┏━━
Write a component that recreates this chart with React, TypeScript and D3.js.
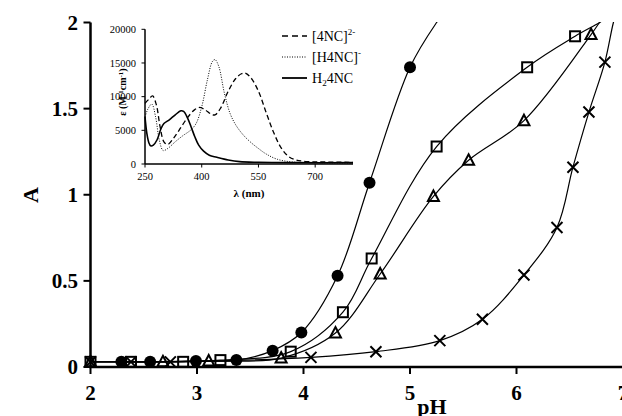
import React from "react";
import * as d3 from "d3";

// ---------- main chart data ----------
const circlePH = [2.29, 2.56, 2.99, 3.37, 3.71, 3.98, 4.32, 4.62, 5.0];
const circleA = [0.03, 0.03, 0.035, 0.04, 0.095, 0.2, 0.53, 1.07, 1.74];
const circleFitPH = [5.25, 5.35];
const circleFitA = [2.0, 2.08];

const squarePH = [2.0, 2.38, 2.87, 3.22, 3.88, 4.37, 4.64, 5.25, 6.1, 6.55];
const squareA = [0.03, 0.03, 0.03, 0.04, 0.089, 0.318, 0.63, 1.28, 1.74, 1.92];
const squareFitPH = [6.78, 6.9];
const squareFitA = [2.0, 2.05];

const trianglePH = [2.0, 2.68, 3.11, 3.79, 4.3, 4.72, 5.22, 5.55, 6.07, 6.7];
const triangleA = [0.03, 0.03, 0.035, 0.052, 0.197, 0.54, 0.99, 1.2, 1.43, 1.93];
const triangleFitPH = [6.78, 6.85];
const triangleFitA = [2.0, 2.05];

const crossPH = [2.0, 2.38, 2.75, 4.07, 4.68, 5.28, 5.68, 6.07, 6.38, 6.53, 6.68, 6.83];
const crossA = [0.03, 0.03, 0.03, 0.056, 0.089, 0.153, 0.277, 0.534, 0.81, 1.16, 1.48, 1.77];
const crossFitPH = [6.91, 6.96];
const crossFitA = [2.0, 2.1];

const xTicks = [2, 3, 4, 5, 6, 7];
const yTicks = [0, 0.5, 1, 1.5, 2];

// ---------- inset spectra data ----------
const lam4NC = [250, 260, 270, 280, 290, 300, 310, 325, 340, 360, 380, 395, 410, 425, 435, 450, 470, 490, 505, 515, 530, 550, 570, 590, 610, 630, 650, 680, 720, 800];
const eps4NC = [9000, 9600, 10100, 8800, 5500, 3300, 2900, 3800, 5000, 6700, 8000, 8400, 8000, 7400, 7300, 8300, 10800, 12700, 13400, 13500, 12800, 10800, 7700, 4700, 2400, 1100, 600, 350, 300, 250];

const lamH4NC = [250, 258, 268, 278, 288, 298, 310, 330, 350, 370, 385, 400, 415, 428, 435, 445, 460, 475, 490, 510, 530, 550, 570, 600, 640, 700, 800];
const epsH4NC = [7000, 8200, 8900, 7000, 3500, 2000, 2300, 3300, 4200, 5000, 6000, 8500, 12500, 15200, 15500, 14500, 10500, 7500, 5800, 4300, 3200, 2300, 1500, 700, 300, 200, 150];

const lamH24NC = [250, 255, 260, 265, 272, 282, 292, 300, 315, 330, 345, 352, 362, 372, 382, 392, 405, 420, 440, 470, 500, 550, 650, 800];
const epsH24NC = [7000, 4500, 3200, 2700, 2800, 3600, 5200, 6000, 6600, 7300, 7900, 7800, 6900, 5500, 4000, 2800, 1900, 1300, 1000, 600, 350, 250, 200, 200];

const insetXTicks = [250, 400, 550, 700];
const insetYTicks = [0, 5000, 10000, 15000, 20000];

const FONT = "'Liberation Serif', 'Times New Roman', Times, serif";

function zip(xs: number[], ys: number[]): [number, number][] {
  return xs.map((x, i) => [x, ys[i]] as [number, number]);
}

export default function App() {
  // main scales
  const x = d3.scaleLinear().domain([2, 7]).range([90.5, 623]);
  const y = d3.scaleLinear().domain([0, 2]).range([367, 22.5]);

  // inset scales
  const ix = d3.scaleLinear().domain([250, 800]).range([145, 353]);
  const iy = d3.scaleLinear().domain([0, 20000]).range([164, 29.3]);

  const line = d3
    .line<[number, number]>()
    .x((d) => x(d[0]))
    .y((d) => y(d[1]))
    .curve(d3.curveCatmullRom.alpha(0.5));

  const iline = d3
    .line<[number, number]>()
    .x((d) => ix(d[0]))
    .y((d) => iy(d[1]))
    .curve(d3.curveCatmullRom.alpha(0.5));

  const series = [
    { pts: zip(circlePH, circleA), fit: zip(circleFitPH, circleFitA), type: "circle" },
    { pts: zip(squarePH, squareA), fit: zip(squareFitPH, squareFitA), type: "square" },
    { pts: zip(trianglePH, triangleA), fit: zip(triangleFitPH, triangleFitA), type: "triangle" },
    { pts: zip(crossPH, crossA), fit: zip(crossFitPH, crossFitA), type: "cross" },
  ];

  const marker = (type: string, cx: number, cy: number, k: string) => {
    if (type === "circle") return <circle key={k} cx={cx} cy={cy} r={6} fill="#000" />;
    if (type === "square")
      return <rect key={k} x={cx - 5} y={cy - 5} width={10} height={10} fill="none" stroke="#000" strokeWidth={2} />;
    if (type === "triangle")
      return (
        <path key={k} d={`M${cx},${cy - 6}L${cx + 5.5},${cy + 4.5}L${cx - 5.5},${cy + 4.5}Z`} fill="none" stroke="#000" strokeWidth={2} />
      );
    return (
      <path key={k} d={`M${cx - 5.5},${cy - 5.5}L${cx + 5.5},${cy + 5.5}M${cx + 5.5},${cy - 5.5}L${cx - 5.5},${cy + 5.5}`} stroke="#000" strokeWidth={2} />
    );
  };

  return (
    <svg width={622} height={416} style={{ position: "absolute", left: 0, top: 0, background: "#fff" }} fontFamily={FONT}>
      <defs>
        <clipPath id="plotclip">
          <rect x={90} y={22} width={540} height={346} />
        </clipPath>
      </defs>

      {/* fitted curves */}
      <g clipPath="url(#plotclip)">
        {series.map((s, i) => (
          <path key={i} d={line([...s.pts, ...s.fit]) || ""} fill="none" stroke="#000" strokeWidth={1.2} />
        ))}
      </g>

      {/* markers */}
      {series.map((s, i) => s.pts.map((p, j) => marker(s.type, x(p[0]), y(p[1]), `${i}-${j}`)))}

      {/* main axes */}
      <line x1={x(2)} x2={x(2)} y1={y(2)} y2={y(0)} stroke="#000" strokeWidth={2.5} />
      <line x1={x(2) - 1.25} x2={623} y1={y(0)} y2={y(0)} stroke="#000" strokeWidth={2.5} />
      {yTicks.map((t) => (
        <g key={t}>
          <line x1={x(2) - 7} x2={x(2)} y1={y(t)} y2={y(t)} stroke="#000" strokeWidth={2} />
          <text x={78} y={y(t)} dy="0.35em" textAnchor="end" fontSize={21} fontWeight="bold">
            {t}
          </text>
        </g>
      ))}
      {xTicks.map((t) => (
        <g key={t}>
          <line x1={x(t)} x2={x(t)} y1={y(0)} y2={y(0) + 7} stroke="#000" strokeWidth={2} />
          <text x={x(t)} y={400} textAnchor="middle" fontSize={21} fontWeight="bold">
            {t}
          </text>
        </g>
      ))}
      <text x={432} y={414} textAnchor="middle" fontSize={22} fontWeight="bold">
        pH
      </text>
      <text transform="translate(38,195) rotate(-90)" textAnchor="middle" fontSize={22} fontWeight="bold">
        A
      </text>

      {/* inset */}
      <g>
        <path d={iline(zip(lam4NC, eps4NC)) || ""} fill="none" stroke="#000" strokeWidth={1.3} strokeDasharray="5,3" />
        <path d={iline(zip(lamH4NC, epsH4NC)) || ""} fill="none" stroke="#000" strokeWidth={1} strokeDasharray="1,1.5" />
        <path d={iline(zip(lamH24NC, epsH24NC)) || ""} fill="none" stroke="#000" strokeWidth={1.6} />

        <line x1={ix(250)} x2={ix(250)} y1={iy(20000)} y2={iy(0)} stroke="#000" strokeWidth={1.5} />
        <line x1={ix(250)} x2={ix(800)} y1={iy(0)} y2={iy(0)} stroke="#000" strokeWidth={1.5} />
        {insetYTicks.map((t) => (
          <g key={t}>
            <line x1={ix(250) - 3.5} x2={ix(250)} y1={iy(t)} y2={iy(t)} stroke="#000" strokeWidth={1} />
            <text x={ix(250) - 9} y={iy(t)} dy="0.35em" textAnchor="end" fontSize={10.5}>
              {t}
            </text>
          </g>
        ))}
        {insetXTicks.map((t) => (
          <g key={t}>
            <line x1={ix(t)} x2={ix(t)} y1={iy(0)} y2={iy(0) + 3.5} stroke="#000" strokeWidth={1} />
            <text x={ix(t)} y={180} textAnchor="middle" fontSize={10.5}>
              {t}
            </text>
          </g>
        ))}
        <text x={249} y={197} textAnchor="middle" fontSize={11} fontWeight="bold">
          λ (nm)
        </text>
        <text transform="translate(126,92) rotate(-90)" textAnchor="middle" fontSize={10} fontWeight="bold">
          ε (M
          <tspan fontSize={7} dy={-3.5}>-1</tspan>
          <tspan dy={3.5}>cm</tspan>
          <tspan fontSize={7} dy={-3.5}>-1</tspan>
          <tspan dy={3.5}>)</tspan>
        </text>

        {/* legend */}
        <line x1={282} x2={307} y1={36} y2={36} stroke="#000" strokeWidth={1.3} strokeDasharray="6,4" />
        <text x={312} y={41} fontSize={14}>
          [4NC]
          <tspan fontSize={9} dy={-6}>2-</tspan>
        </text>
        <line x1={282} x2={307} y1={57} y2={57} stroke="#000" strokeWidth={1} strokeDasharray="1,1.5" />
        <text x={312} y={62} fontSize={14}>
          [H4NC]
          <tspan fontSize={9} dy={-6}>-</tspan>
        </text>
        <line x1={282} x2={307} y1={78} y2={78} stroke="#000" strokeWidth={1.8} />
        <text x={312} y={83} fontSize={14}>
          H
          <tspan fontSize={9} dy={3}>2</tspan>
          <tspan dy={-3}>4NC</tspan>
        </text>
      </g>
    </svg>
  );
}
┗━━
» **Work to do**: Restate each line from the start of the listing through the line bearing "import * as" word for word. Drop the pictures.

» **Task response**:
Write a component that recreates this chart with React, TypeScript and D3.js.
import React from "react";
import * as d3 from "d3";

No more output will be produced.